CALGARY WEATHER

Calgary Athletes: Dominating Milano Cortina 2026 Winter Olympics

Calgary sends 26 athletes to the 2026 Winter Olympics.

Calgary Athletes: Dominating Milano Cortina 2026 Winter Olympics

CALGARY, AB — Twenty-six athletes from Calgary are competing at the Milano Cortina 2026 Winter Olympics—more than any other Canadian city and more than dozens of entire nations fielding teams at the Games.

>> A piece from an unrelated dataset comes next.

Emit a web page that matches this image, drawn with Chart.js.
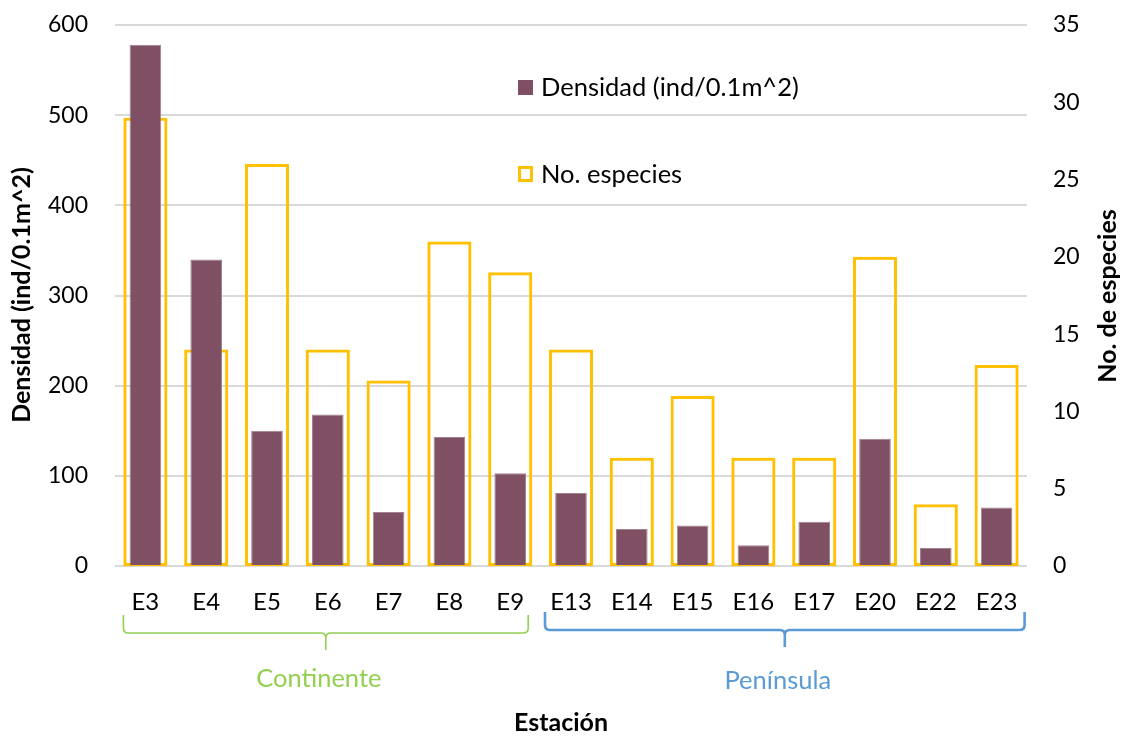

The milestone, announced by Ward 4 Councillor DJ Kelly on Friday morning, underscores Calgary's unlikely staying power as a winter sport factory nearly four decades after hosting the 1988 Winter Olympics. The city now holds a larger Olympic footprint than countries like Argentina, Brazil, and Greece combined.

The Numbers Game

Calgary's 26-athlete roster spans alpine skiing, speed skating, cross-country, curling, and ski cross—disciplines where the city's aging Olympic legacy infrastructure still produces world-class talent. The Canadian Olympic Committee has been rolling out Team Canada rosters since December, with alpine and ski cross athletes named January 26 and Para snowboarders nominated February 1.

The roster size reflects both Calgary's training ecosystem—anchored by the Canadian Sport Institute Calgary and facilities like the Olympic Oval—and significant public investment. Own the Podium allocated $23.35 million for Olympic winter sports this season, with top-tier programs like freestyle skiing ($4.54 million) and long-track speed skating ($2.19 million) benefiting athletes who train in Calgary.

The Infrastructure Paradox

The celebration comes with a caveat: the facilities producing these athletes are crumbling. WinSport's sliding track and the Olympic Oval are over 30 years old, with the Alberta Sports Leadership Association estimating a $1 billion repair bill to bring all 1988 legacy sites up to modern standards.

Calgarians voted against hosting the 2026 Games in November 2018, rejecting a $5.1 billion bid that would have included major facility upgrades. Since then, funding has arrived in fragments—a $45 million WinSport Day Lodge revitalization opened late last year with $35 million split between Ottawa and Edmonton, and an $860,000 federal grant to improve Para athlete equipment access.

What's Next

The Milano Cortina Games run through February 23. Calgary's 26 athletes will compete for medals while city officials navigate the gap between Olympic output and Olympic-grade infrastructure—a tension that has defined Calgary sport policy since the 2018 bid defeat.

Sport Canada's Athlete Assistance Program and Podium Alberta continue to fund individual athletes, but no comprehensive plan exists to modernize the training facilities that produce them. The Calgary Amateur Sport Grant Program, funded by Saddledome revenues, accepts applications for facility upgrades until early February, but awards max out at $125,000 per project.